▶ [EXERCISE MATERIAL]
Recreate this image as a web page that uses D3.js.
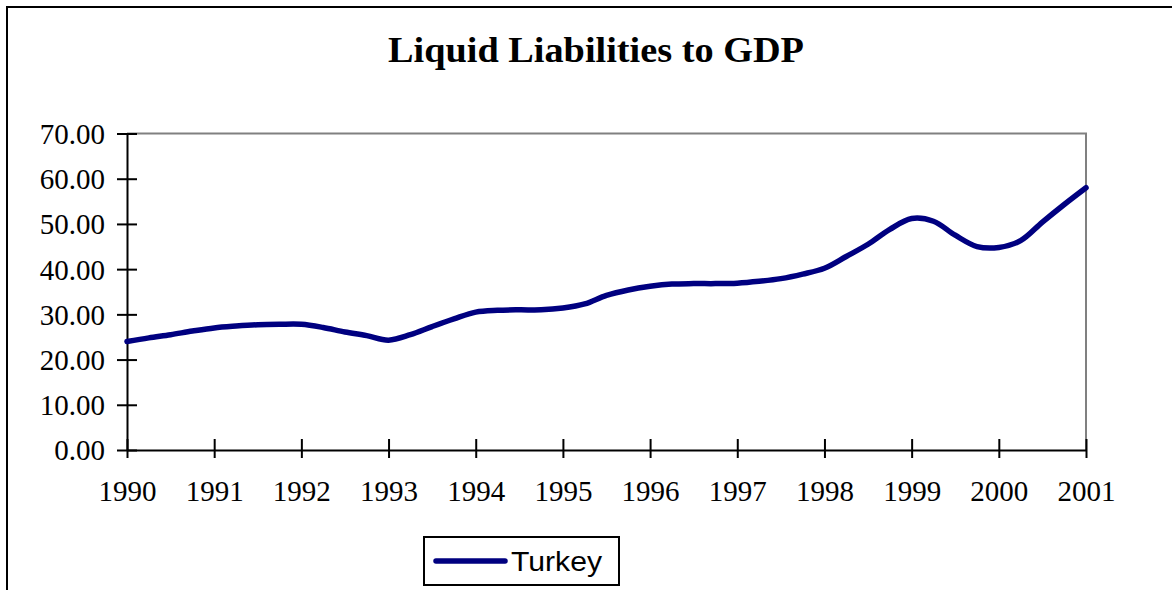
<!DOCTYPE html>
<html>
<head>
<meta charset="utf-8">
<script src="https://cdn.jsdelivr.net/npm/d3@7/dist/d3.min.js"></script>
<style>
  html, body { margin: 0; padding: 0; background: #fff; }
  svg { display: block; }
</style>
</head>
<body>
<script>
// Liquid liabilities to GDP, Turkey, quarterly observations 1990Q1 - 2001Q1
const seriesName = "Turkey";
const startYear = 1990;
const yearTicks = [1990, 1991, 1992, 1993, 1994, 1995, 1996, 1997, 1998, 1999, 2000, 2001];
const valueTicks = [0, 10, 20, 30, 40, 50, 60, 70];
const liquidity = [
  24.0, 24.8, 25.5, 26.3,   // 1990
  27.0, 27.4, 27.7, 27.8,   // 1991
  27.8, 27.1, 26.1, 25.3,   // 1992
  24.3, 25.5, 27.3, 29.0,   // 1993
  30.5, 30.9, 31.0, 31.0,   // 1994
  31.4, 32.3, 34.2, 35.4,   // 1995
  36.2, 36.7, 36.8, 36.8,   // 1996
  36.9, 37.3, 37.9, 38.9,   // 1997
  40.2, 42.8, 45.5, 48.8,   // 1998
  51.2, 50.6, 47.5, 45.0,   // 1999
  44.8, 46.3, 50.4, 54.3,   // 2000
  58.0                      // 2001
];

const W = 1172, H = 590;
const plot = { left: 127, right: 1086, top: 133.5, bottom: 450 };
const serif = "'Liberation Serif', 'Times New Roman', serif";

const svg = d3.select("body").append("svg")
  .attr("width", W).attr("height", H);

// chart frame
svg.append("rect")
  .attr("x", 7).attr("y", 7)
  .attr("width", W + 20).attr("height", H + 20)
  .attr("fill", "#fff").attr("stroke", "#000").attr("stroke-width", 2);

// title
svg.append("text")
  .attr("x", 596).attr("y", 62)
  .attr("text-anchor", "middle")
  .attr("font-family", serif)
  .attr("font-weight", "bold")
  .attr("font-size", 35)
  .attr("textLength", 416)
  .attr("lengthAdjust", "spacingAndGlyphs")
  .text("Liquid Liabilities to GDP");

const x = d3.scaleLinear()
  .domain([yearTicks[0], yearTicks[yearTicks.length - 1]])
  .range([plot.left, plot.right]);
const y = d3.scaleLinear()
  .domain([valueTicks[0], valueTicks[valueTicks.length - 1]])
  .range([plot.bottom, plot.top]);

// plot area top and right edges
svg.append("path")
  .attr("d", `M${plot.left},${plot.top}H${plot.right}V${plot.bottom}`)
  .attr("fill", "none").attr("stroke", "#808080").attr("stroke-width", 2);

// value axis
const yAxis = svg.append("g")
  .attr("transform", `translate(${plot.left},0)`)
  .call(d3.axisLeft(y).tickValues(valueTicks).tickFormat(d3.format(".2f"))
    .tickSizeInner(10).tickSizeOuter(0).tickPadding(12));
yAxis.select(".domain").attr("stroke", "#000").attr("stroke-width", 2);
yAxis.selectAll(".tick line").attr("x1", -10).attr("x2", 10)
  .attr("stroke", "#000").attr("stroke-width", 2);
yAxis.selectAll(".tick text")
  .attr("font-family", serif).attr("font-size", 29).attr("fill", "#000")
  .attr("dy", "0.34em");

// year axis
const xAxis = svg.append("g")
  .attr("transform", `translate(0,${plot.bottom})`)
  .call(d3.axisBottom(x).tickValues(yearTicks).tickFormat(d3.format("d"))
    .tickSizeInner(8).tickSizeOuter(0).tickPadding(22));
xAxis.select(".domain").attr("stroke", "#000").attr("stroke-width", 2);
xAxis.selectAll(".tick line").attr("y1", -11).attr("y2", 8)
  .attr("stroke", "#000").attr("stroke-width", 2);
xAxis.selectAll(".tick text")
  .attr("font-family", serif).attr("font-size", 29).attr("fill", "#000")
  .attr("dy", "0.71em");

// series line
const line = d3.line()
  .x((d, i) => x(startYear + i / 4))
  .y(d => y(d))
  .curve(d3.curveCatmullRom.alpha(0.5));
svg.append("path")
  .datum(liquidity)
  .attr("d", line)
  .attr("fill", "none")
  .attr("stroke", "#000080")
  .attr("stroke-width", 5.5)
  .attr("stroke-linejoin", "round")
  .attr("stroke-linecap", "round");

// legend
const legend = svg.append("g");
legend.append("rect")
  .attr("x", 424).attr("y", 537).attr("width", 195).attr("height", 48)
  .attr("fill", "#fff").attr("stroke", "#000").attr("stroke-width", 2);
legend.append("line")
  .attr("x1", 436).attr("x2", 505).attr("y1", 561).attr("y2", 561)
  .attr("stroke", "#000080").attr("stroke-width", 5.5).attr("stroke-linecap", "round");
legend.append("text")
  .attr("x", 511).attr("y", 571)
  .attr("font-family", "'Liberation Sans', Arial, sans-serif")
  .attr("font-size", 28)
  .attr("textLength", 91)
  .attr("lengthAdjust", "spacingAndGlyphs")
  .text(seriesName);
</script>
</body>
</html>
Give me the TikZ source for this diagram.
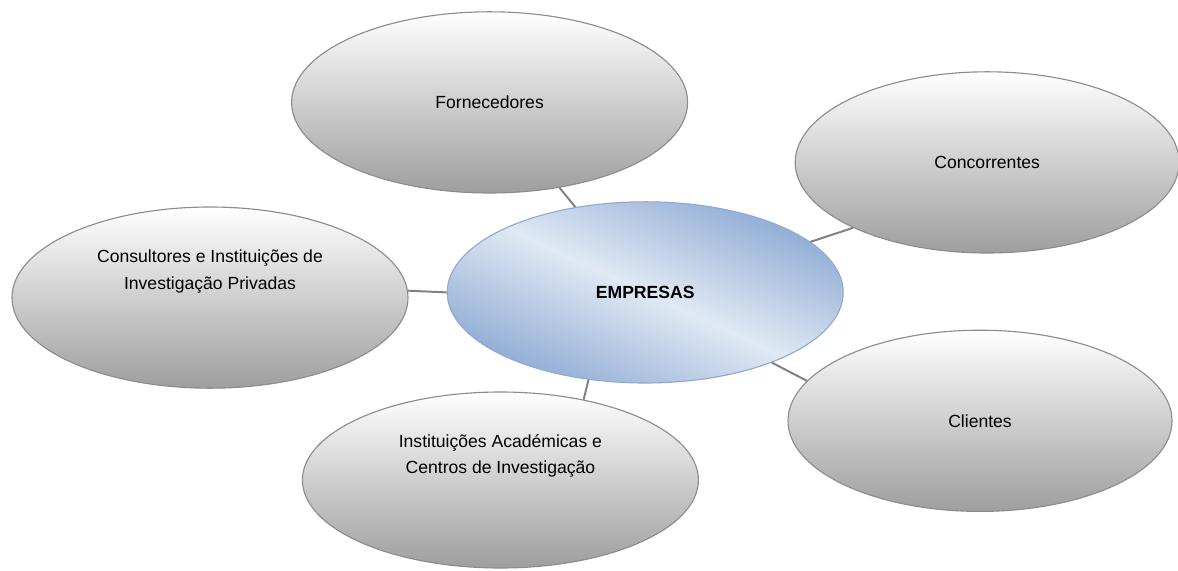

▶ [GIVEN TASK] Return the full material word for word. Do not include the pictures.

▶ [FINAL ANSWER]
Recreate this image as a web page that uses D3.js.
<!DOCTYPE html>
<html>
<head>
<meta charset="utf-8">
<script src="https://cdn.jsdelivr.net/npm/d3@7/dist/d3.min.js"></script>
<style>
  html, body { margin: 0; padding: 0; background: #fff; }
  svg { display: block; }
</style>
</head>
<body>
<script>
// Liquid liabilities to GDP, Turkey, quarterly observations 1990Q1 - 2001Q1
const seriesName = "Turkey";
const startYear = 1990;
const yearTicks = [1990, 1991, 1992, 1993, 1994, 1995, 1996, 1997, 1998, 1999, 2000, 2001];
const valueTicks = [0, 10, 20, 30, 40, 50, 60, 70];
const liquidity = [
  24.0, 24.8, 25.5, 26.3,   // 1990
  27.0, 27.4, 27.7, 27.8,   // 1991
  27.8, 27.1, 26.1, 25.3,   // 1992
  24.3, 25.5, 27.3, 29.0,   // 1993
  30.5, 30.9, 31.0, 31.0,   // 1994
  31.4, 32.3, 34.2, 35.4,   // 1995
  36.2, 36.7, 36.8, 36.8,   // 1996
  36.9, 37.3, 37.9, 38.9,   // 1997
  40.2, 42.8, 45.5, 48.8,   // 1998
  51.2, 50.6, 47.5, 45.0,   // 1999
  44.8, 46.3, 50.4, 54.3,   // 2000
  58.0                      // 2001
];

const W = 1172, H = 590;
const plot = { left: 127, right: 1086, top: 133.5, bottom: 450 };
const serif = "'Liberation Serif', 'Times New Roman', serif";

const svg = d3.select("body").append("svg")
  .attr("width", W).attr("height", H);

// chart frame
svg.append("rect")
  .attr("x", 7).attr("y", 7)
  .attr("width", W + 20).attr("height", H + 20)
  .attr("fill", "#fff").attr("stroke", "#000").attr("stroke-width", 2);

// title
svg.append("text")
  .attr("x", 596).attr("y", 62)
  .attr("text-anchor", "middle")
  .attr("font-family", serif)
  .attr("font-weight", "bold")
  .attr("font-size", 35)
  .attr("textLength", 416)
  .attr("lengthAdjust", "spacingAndGlyphs")
  .text("Liquid Liabilities to GDP");

const x = d3.scaleLinear()
  .domain([yearTicks[0], yearTicks[yearTicks.length - 1]])
  .range([plot.left, plot.right]);
const y = d3.scaleLinear()
  .domain([valueTicks[0], valueTicks[valueTicks.length - 1]])
  .range([plot.bottom, plot.top]);

// plot area top and right edges
svg.append("path")
  .attr("d", `M${plot.left},${plot.top}H${plot.right}V${plot.bottom}`)
  .attr("fill", "none").attr("stroke", "#808080").attr("stroke-width", 2);

// value axis
const yAxis = svg.append("g")
  .attr("transform", `translate(${plot.left},0)`)
  .call(d3.axisLeft(y).tickValues(valueTicks).tickFormat(d3.format(".2f"))
    .tickSizeInner(10).tickSizeOuter(0).tickPadding(12));
yAxis.select(".domain").attr("stroke", "#000").attr("stroke-width", 2);
yAxis.selectAll(".tick line").attr("x1", -10).attr("x2", 10)
  .attr("stroke", "#000").attr("stroke-width", 2);
yAxis.selectAll(".tick text")
  .attr("font-family", serif).attr("font-size", 29).attr("fill", "#000")
  .attr("dy", "0.34em");

// year axis
const xAxis = svg.append("g")
  .attr("transform", `translate(0,${plot.bottom})`)
  .call(d3.axisBottom(x).tickValues(yearTicks).tickFormat(d3.format("d"))
    .tickSizeInner(8).tickSizeOuter(0).tickPadding(22));
xAxis.select(".domain").attr("stroke", "#000").attr("stroke-width", 2);
xAxis.selectAll(".tick line").attr("y1", -11).attr("y2", 8)
  .attr("stroke", "#000").attr("stroke-width", 2);
xAxis.selectAll(".tick text")
  .attr("font-family", serif).attr("font-size", 29).attr("fill", "#000")
  .attr("dy", "0.71em");

// series line
const line = d3.line()
  .x((d, i) => x(startYear + i / 4))
  .y(d => y(d))
  .curve(d3.curveCatmullRom.alpha(0.5));
svg.append("path")
  .datum(liquidity)
  .attr("d", line)
  .attr("fill", "none")
  .attr("stroke", "#000080")
  .attr("stroke-width", 5.5)
  .attr("stroke-linejoin", "round")
  .attr("stroke-linecap", "round");

// legend
const legend = svg.append("g");
legend.append("rect")
  .attr("x", 424).attr("y", 537).attr("width", 195).attr("height", 48)
  .attr("fill", "#fff").attr("stroke", "#000").attr("stroke-width", 2);
legend.append("line")
  .attr("x1", 436).attr("x2", 505).attr("y1", 561).attr("y2", 561)
  .attr("stroke", "#000080").attr("stroke-width", 5.5).attr("stroke-linecap", "round");
legend.append("text")
  .attr("x", 511).attr("y", 571)
  .attr("font-family", "'Liberation Sans', Arial, sans-serif")
  .attr("font-size", 28)
  .attr("textLength", 91)
  .attr("lengthAdjust", "spacingAndGlyphs")
  .text(seriesName);
</script>
</body>
</html>
Give me the TikZ source for this diagram.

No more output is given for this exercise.